You’d think by now that bad guys would leave Paul Kersey’s family alone. Wile E. Coyote has a better life expectancy than Kersey’s loved ones, going back to 1974’s DEATH WISH. Three sequels later, Kersey—still played by the increasingly flinty Charles Bronson—is back in business in Los Angeles, running a successful architectural firm and two years into a relationship with Karen Sheldon (Kay Lenz), a journalist who writes about battered women.
You know Kersey though. When he doesn’t kill any scumbags for awhile, he starts to get itchy, so perhaps he subconsciously regards it as a godsend when Karen’s teenage daughter dies from a cocaine overdose. After (easily) tracking down the dealer who sold her the coke and putting a bullet into his chest, Kersey is summoned to the stately home of wealthy Nathan White (John P. Ryan), who knows of Kersey’s past and offers him a chance to clean up L.A.’s streets for good.
White will supply money, weapons (including an exploding wine bottle!), and information, and Kersey will murder the leaders and top gunmen of the city’s two leading drug suppliers. Of course, if this arrangement sounds too good to be true, it probably is, but at least it leads to several car explosions, squibbed chests, fights, chases, and a lengthy shootout inside an improbably crowded roller rink.
Bronson must have been comfortable during this time, working almost exclusively for Cannon and director J. Lee Thompson (for whom he acted nine times). “Comfortable” doesn’t mean “challenging” though.
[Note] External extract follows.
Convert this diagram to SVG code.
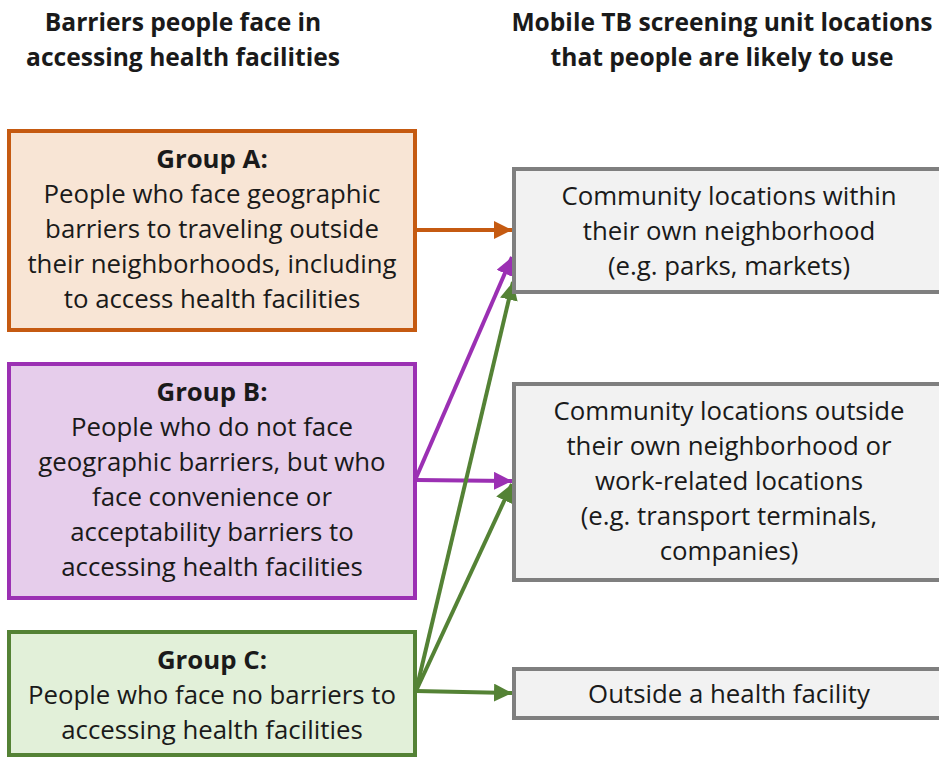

Bronson is typically solid here and still believable at age 65 doing action scenes, but he does little to differentiate Kersey from, say, the cops he played in MURPHY’S LAW and 10 TO MIDNIGHT.
Lenz (RICH MAN, POOR MAN) is criminally underused, virtually vanishing long enough during the middle to make you forget she’s even in the movie, while Ryan (IT’S ALIVE) shamelessly overacts as usual. Thompson and writer Gail Morgan Hickman (NUMBER ONE WITH A BULLET) make some attempt at ambition, getting into Kersey’s dreams and throwing slight symbolism into the finale, but that’s not really what DW4 is all about. It’s about the beatings and the shootings, and, truth be told, it’s done pretty well.
It isn’t as good as the original DEATH WISH, which actually had something worthwhile to say, but it’s better than the dismal DW2 and probably even DW3, which is the funniest film in Bronson’s canon.